What is growth?
Economic activity is the amount of buying and selling that goes on in a country over a particular period of time
GDP is the total value of output produced in an economy in a year
Economic growth is the percentage increase in GDP per year
Economic growth can be increased by increasing output by purchasing more resources or using existing resources more efficiently. Resources include:
• Land
• Labour
• Machinery
An investment is when a business spends money on improving the number or quality of their resources.
Physical capital investment - Spending on new assets such as factories or machinery which enable a firm to produce more output
Human capital investment - Spending on training and education which allows workers to be able to produce more output in the future
The government can contribute in economic growth by encouraging investments through reducing taxes on profits and providing grants. The government can also improve the resources that it owns, allowing firms the ability to produce more such as improving transport infrastructure. Infrastructure is a major limiting aspect of economic growth in LEDCs.

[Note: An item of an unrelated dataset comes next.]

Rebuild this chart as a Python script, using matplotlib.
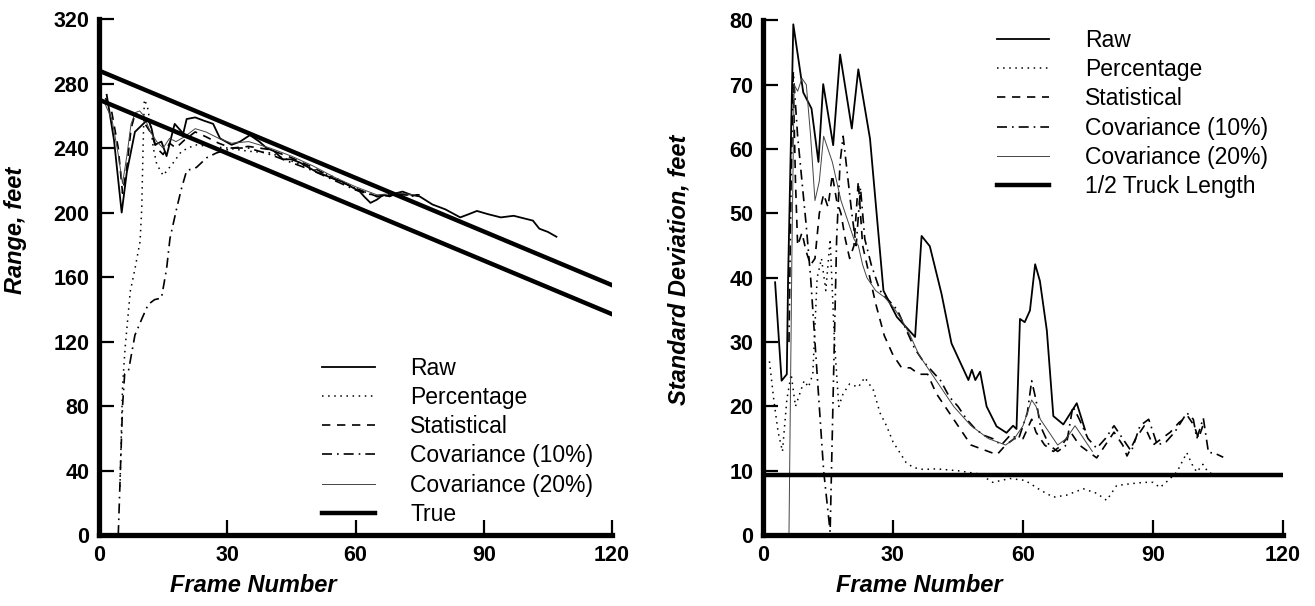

Does growth increase the standard of living?
Standard of living is the amount of goods and services a person can buy with their income in a year.
Economic growth > GDP rises > Average standard of living rises
GDP per capita is the value of output produced by a country in a year divided by the population of that country.
Problems using GDP:
• Distorted GDP when population of the country is small
• GDP assumes that everybody in a country is equal
Income inequality is where there is a difference in income between different groups of people within a country
Alternative to GDP:
• Quality of life- An individual’s overall sense of wellbeing. It can be measured by health, education or the amount of goods and services a person buys
• Infant mortality rates- The percentage of those who do not survive past their fifth birthday
• Life expectancy- Average age which people are expected to live up to
• Literacy rates- Percentage of adults who are able to read and write
Can growth be bad?
Negative externalities:
• Congestion
• Non-Renewable resources being wasted
• Waste
• Pollution
Can growth be sustainable?
Sustainable economic growth - An increase in GDP which minimises negative externalities faced by future generations
Renewable resources - Resources that are not limited in supply and are naturally replaced in the environment (such as solar)
Energy from Renewable resources are generally more expensive
A CSR report is expected by businesses. Arguably businesses treat their shareholders better in an attempt to add value and charge more for their products (Green wash).
Ethical responsibility - Where a business takes a moral stand point and ensure that its behaviour does not impact stakeholders in a negative way
What can the Government do?
What the government can do to change behaviour:
• Taxes (price of product rises, demand goes down)
• Subsidies (price of product goes down, demand goes up)
• Legislation (laws passed by the government. Legislation can cause the restriction or ban of production of something considered ‘bad’. Those who break the rules are punished)
• Regulation (A set of rules imposed to govern the way something is carried out)
Internalising an externality - Turning an unconsidered external cost into a considered private cost which is paid in money. Example includes making the driver of a heavily polluting vehicle pay more tax.
If a business’s costs increase they can pass the cost increase to the consumer or try and increase efficiency by cutting costs elsewhere.